What is asked: Among the lines below, list those containing the string "this".

Task input:

▶

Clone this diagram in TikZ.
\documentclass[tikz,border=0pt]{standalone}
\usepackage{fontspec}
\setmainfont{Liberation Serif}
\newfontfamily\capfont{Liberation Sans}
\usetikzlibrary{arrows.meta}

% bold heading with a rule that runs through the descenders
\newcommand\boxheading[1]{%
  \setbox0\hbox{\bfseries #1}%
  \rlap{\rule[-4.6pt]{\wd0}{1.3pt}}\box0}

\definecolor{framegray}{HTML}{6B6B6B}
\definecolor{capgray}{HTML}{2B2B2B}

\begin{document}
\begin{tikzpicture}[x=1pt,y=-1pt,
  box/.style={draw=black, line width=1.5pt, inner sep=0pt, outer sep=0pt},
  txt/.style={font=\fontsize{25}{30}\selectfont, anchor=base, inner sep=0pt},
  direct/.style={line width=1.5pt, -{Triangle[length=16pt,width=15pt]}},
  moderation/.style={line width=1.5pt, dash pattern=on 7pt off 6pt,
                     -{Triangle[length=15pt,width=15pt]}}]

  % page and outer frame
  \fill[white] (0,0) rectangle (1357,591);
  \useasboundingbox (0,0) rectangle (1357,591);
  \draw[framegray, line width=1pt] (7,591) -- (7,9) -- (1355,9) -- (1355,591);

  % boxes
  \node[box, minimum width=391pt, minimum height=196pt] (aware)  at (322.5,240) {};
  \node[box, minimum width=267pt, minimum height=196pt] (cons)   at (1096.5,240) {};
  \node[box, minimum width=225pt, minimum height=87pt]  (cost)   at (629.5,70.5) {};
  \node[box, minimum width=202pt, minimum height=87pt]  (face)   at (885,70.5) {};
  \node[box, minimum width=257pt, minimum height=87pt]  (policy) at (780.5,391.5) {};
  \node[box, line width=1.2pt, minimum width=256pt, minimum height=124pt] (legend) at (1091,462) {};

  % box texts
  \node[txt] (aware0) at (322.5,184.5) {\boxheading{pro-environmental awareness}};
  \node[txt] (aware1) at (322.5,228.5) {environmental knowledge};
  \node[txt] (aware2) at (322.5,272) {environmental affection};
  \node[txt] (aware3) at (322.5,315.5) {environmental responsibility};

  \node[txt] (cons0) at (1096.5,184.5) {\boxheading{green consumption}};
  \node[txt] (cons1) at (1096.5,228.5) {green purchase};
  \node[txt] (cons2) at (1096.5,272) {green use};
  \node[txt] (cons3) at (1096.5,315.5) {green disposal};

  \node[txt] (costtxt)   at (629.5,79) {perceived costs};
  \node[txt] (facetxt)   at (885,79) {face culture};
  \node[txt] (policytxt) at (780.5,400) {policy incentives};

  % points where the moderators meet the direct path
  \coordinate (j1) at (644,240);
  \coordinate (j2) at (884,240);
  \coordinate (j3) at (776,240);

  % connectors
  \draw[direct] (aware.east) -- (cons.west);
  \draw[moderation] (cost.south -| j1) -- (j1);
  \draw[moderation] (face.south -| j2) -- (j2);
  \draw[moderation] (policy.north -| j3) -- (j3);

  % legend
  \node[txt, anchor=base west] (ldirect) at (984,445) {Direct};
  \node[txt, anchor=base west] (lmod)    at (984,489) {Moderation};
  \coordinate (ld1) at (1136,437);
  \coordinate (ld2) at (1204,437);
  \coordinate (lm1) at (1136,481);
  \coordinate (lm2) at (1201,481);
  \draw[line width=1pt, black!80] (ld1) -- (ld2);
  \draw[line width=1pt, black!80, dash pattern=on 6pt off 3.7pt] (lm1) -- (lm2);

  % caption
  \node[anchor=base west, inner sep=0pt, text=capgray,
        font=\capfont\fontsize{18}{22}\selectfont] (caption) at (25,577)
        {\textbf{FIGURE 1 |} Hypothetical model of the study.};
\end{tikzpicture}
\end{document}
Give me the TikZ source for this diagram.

◀

Complete output:
Clone this diagram in TikZ.
Give me the TikZ source for this diagram.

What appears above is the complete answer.